Companies such as Yamaha are addressing that complexity in some of today’s non-traditionally designed auditoriums using Active Field Control, the company’s system of electroacoustic enhancements and design tools. AFC actively uses the architectural acoustic feedback system in an auditorium through filtering devices, source and receiver positioning to control reverberation.

“Sounds on stages are bigger, brighter and clearer, good for the audience and the performers,” said Miyazaki, who with colleague Takayuki Watanabe, acoustical engineer and researcher at Yamaha Corp., have integrated the system into more than 100 projects around the world, including most recently, the National Opera House in Warsaw, Poland. The team was able to improve acoustics in the building, originally erected in 1833, while preserving its historic architecture.
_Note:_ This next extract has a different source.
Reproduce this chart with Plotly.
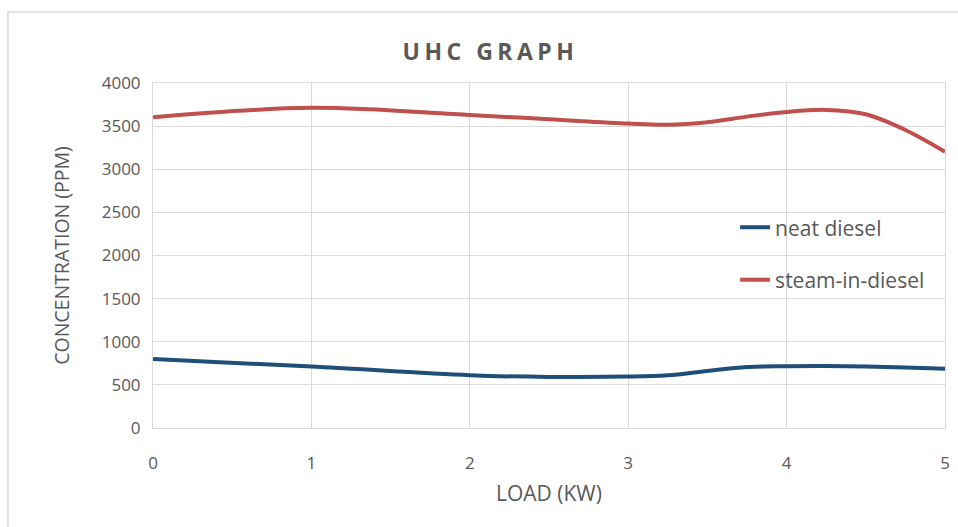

Universities with programs in audio engineering are also pushing how systems incorporate the latest technology. Researchers from RIT, the University of Rochester and Seoul National University discussed technology and how signal-processing techniques are being introduced to address audio distortion using Gorilla Glass, plastic and Styrofoam as comparative options to test for different effects on the resonant modes.

Finger Lakes Community College introduced the group to its growing program in music recording technology that emphasizes the creative aspects of the recording process. Students receive a two-year degree and are prepared to enter into 4-year programs or the workforce with skills in managing state-of-the-art recording equipment and musical performance, said Robert Potter, recording studio manager, Finger Lakes Community College. He and faculty member Jonathan Belec shared an overview of the program and the facilities.

“The studios are the students’ classroom, and they are in them getting hands-on experience in their first semester,” he said of the facilities and equipment at the college that mirrors systems found in today’s recording studios. One of the recording areas is 1,600 square feet of space, large enough for orchestral-size ensembles. “But we also teach them it’s about the ear, not just the gear.”

Participants attending the symposium were from regional school districts, local audio companies, and corporations using audio technologies in products such as toys, movie systems and media. Started last year by Sungyoung Kim, assistant professor of audio engineering, the event is hosted by the department, part of RIT’s College of Applied Science and Technology. Within CAST, the electrical, computer and telecommunications engineering technology program features an option in audio technology specifically about audio production, signal processing and critical listening.

“In our program we teach the students not only how to design audio equipment, but also how to listen critically which is an important differentiator for the audio industry,” said Kim.